Written instruction:
Leave out any pictures and transcribe all other data below exactly.
◆ ◆ ◆
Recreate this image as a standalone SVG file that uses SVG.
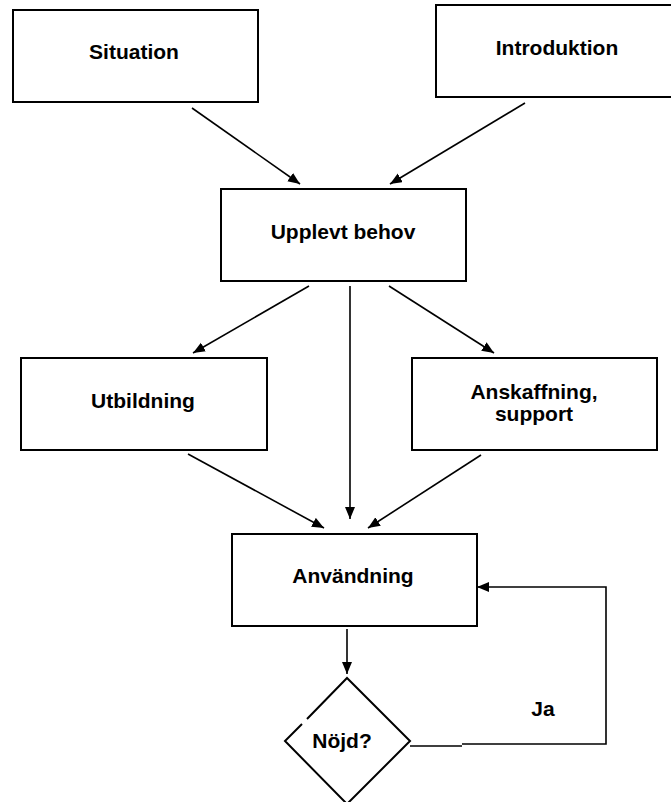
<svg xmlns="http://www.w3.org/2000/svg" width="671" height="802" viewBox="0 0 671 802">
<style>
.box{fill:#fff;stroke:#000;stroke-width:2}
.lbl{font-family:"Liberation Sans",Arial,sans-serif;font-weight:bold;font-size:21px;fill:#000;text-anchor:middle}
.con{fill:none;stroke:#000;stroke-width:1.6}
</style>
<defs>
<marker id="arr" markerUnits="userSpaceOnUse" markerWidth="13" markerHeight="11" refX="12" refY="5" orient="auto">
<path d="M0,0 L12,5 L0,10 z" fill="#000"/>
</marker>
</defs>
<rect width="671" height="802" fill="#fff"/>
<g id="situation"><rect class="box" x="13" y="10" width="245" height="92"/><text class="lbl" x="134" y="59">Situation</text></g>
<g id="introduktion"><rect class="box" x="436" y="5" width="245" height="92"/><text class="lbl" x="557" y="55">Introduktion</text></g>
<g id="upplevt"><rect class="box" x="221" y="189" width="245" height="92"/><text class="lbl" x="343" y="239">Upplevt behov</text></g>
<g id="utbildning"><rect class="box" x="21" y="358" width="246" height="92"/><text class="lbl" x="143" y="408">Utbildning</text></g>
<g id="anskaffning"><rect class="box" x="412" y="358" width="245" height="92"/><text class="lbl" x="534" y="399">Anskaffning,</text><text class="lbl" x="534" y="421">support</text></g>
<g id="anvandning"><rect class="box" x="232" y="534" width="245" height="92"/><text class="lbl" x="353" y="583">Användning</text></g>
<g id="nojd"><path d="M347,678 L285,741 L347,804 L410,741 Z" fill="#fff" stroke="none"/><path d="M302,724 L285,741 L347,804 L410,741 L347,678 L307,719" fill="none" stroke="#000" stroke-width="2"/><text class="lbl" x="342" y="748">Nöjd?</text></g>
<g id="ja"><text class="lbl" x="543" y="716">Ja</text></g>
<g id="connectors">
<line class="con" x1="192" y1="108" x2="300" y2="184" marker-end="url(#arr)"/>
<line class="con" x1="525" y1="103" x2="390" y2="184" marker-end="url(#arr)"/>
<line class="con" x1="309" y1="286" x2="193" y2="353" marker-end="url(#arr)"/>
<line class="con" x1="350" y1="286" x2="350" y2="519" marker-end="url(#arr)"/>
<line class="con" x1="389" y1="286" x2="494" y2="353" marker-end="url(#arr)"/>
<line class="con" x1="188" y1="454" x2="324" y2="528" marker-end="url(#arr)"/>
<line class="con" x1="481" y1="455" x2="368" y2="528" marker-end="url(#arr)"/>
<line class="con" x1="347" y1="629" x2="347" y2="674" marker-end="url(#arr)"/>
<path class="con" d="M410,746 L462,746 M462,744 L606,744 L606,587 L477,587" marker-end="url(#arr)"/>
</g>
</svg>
◆ ◆ ◆
Written answer:
Recreate this image as a standalone SVG file that uses SVG.
<svg xmlns="http://www.w3.org/2000/svg" width="671" height="802" viewBox="0 0 671 802">
<style>
.box{fill:#fff;stroke:#000;stroke-width:2}
.lbl{font-family:"Liberation Sans",Arial,sans-serif;font-weight:bold;font-size:21px;fill:#000;text-anchor:middle}
.con{fill:none;stroke:#000;stroke-width:1.6}
</style>
<defs>
<marker id="arr" markerUnits="userSpaceOnUse" markerWidth="13" markerHeight="11" refX="12" refY="5" orient="auto">
<path d="M0,0 L12,5 L0,10 z" fill="#000"/>
</marker>
</defs>
<rect width="671" height="802" fill="#fff"/>
<g id="situation"><rect class="box" x="13" y="10" width="245" height="92"/><text class="lbl" x="134" y="59">Situation</text></g>
<g id="introduktion"><rect class="box" x="436" y="5" width="245" height="92"/><text class="lbl" x="557" y="55">Introduktion</text></g>
<g id="upplevt"><rect class="box" x="221" y="189" width="245" height="92"/><text class="lbl" x="343" y="239">Upplevt behov</text></g>
<g id="utbildning"><rect class="box" x="21" y="358" width="246" height="92"/><text class="lbl" x="143" y="408">Utbildning</text></g>
<g id="anskaffning"><rect class="box" x="412" y="358" width="245" height="92"/><text class="lbl" x="534" y="399">Anskaffning,</text><text class="lbl" x="534" y="421">support</text></g>
<g id="anvandning"><rect class="box" x="232" y="534" width="245" height="92"/><text class="lbl" x="353" y="583">Användning</text></g>
<g id="nojd"><path d="M347,678 L285,741 L347,804 L410,741 Z" fill="#fff" stroke="none"/><path d="M302,724 L285,741 L347,804 L410,741 L347,678 L307,719" fill="none" stroke="#000" stroke-width="2"/><text class="lbl" x="342" y="748">Nöjd?</text></g>
<g id="ja"><text class="lbl" x="543" y="716">Ja</text></g>
<g id="connectors">
<line class="con" x1="192" y1="108" x2="300" y2="184" marker-end="url(#arr)"/>
<line class="con" x1="525" y1="103" x2="390" y2="184" marker-end="url(#arr)"/>
<line class="con" x1="309" y1="286" x2="193" y2="353" marker-end="url(#arr)"/>
<line class="con" x1="350" y1="286" x2="350" y2="519" marker-end="url(#arr)"/>
<line class="con" x1="389" y1="286" x2="494" y2="353" marker-end="url(#arr)"/>
<line class="con" x1="188" y1="454" x2="324" y2="528" marker-end="url(#arr)"/>
<line class="con" x1="481" y1="455" x2="368" y2="528" marker-end="url(#arr)"/>
<line class="con" x1="347" y1="629" x2="347" y2="674" marker-end="url(#arr)"/>
<path class="con" d="M410,746 L462,746 M462,744 L606,744 L606,587 L477,587" marker-end="url(#arr)"/>
</g>
</svg>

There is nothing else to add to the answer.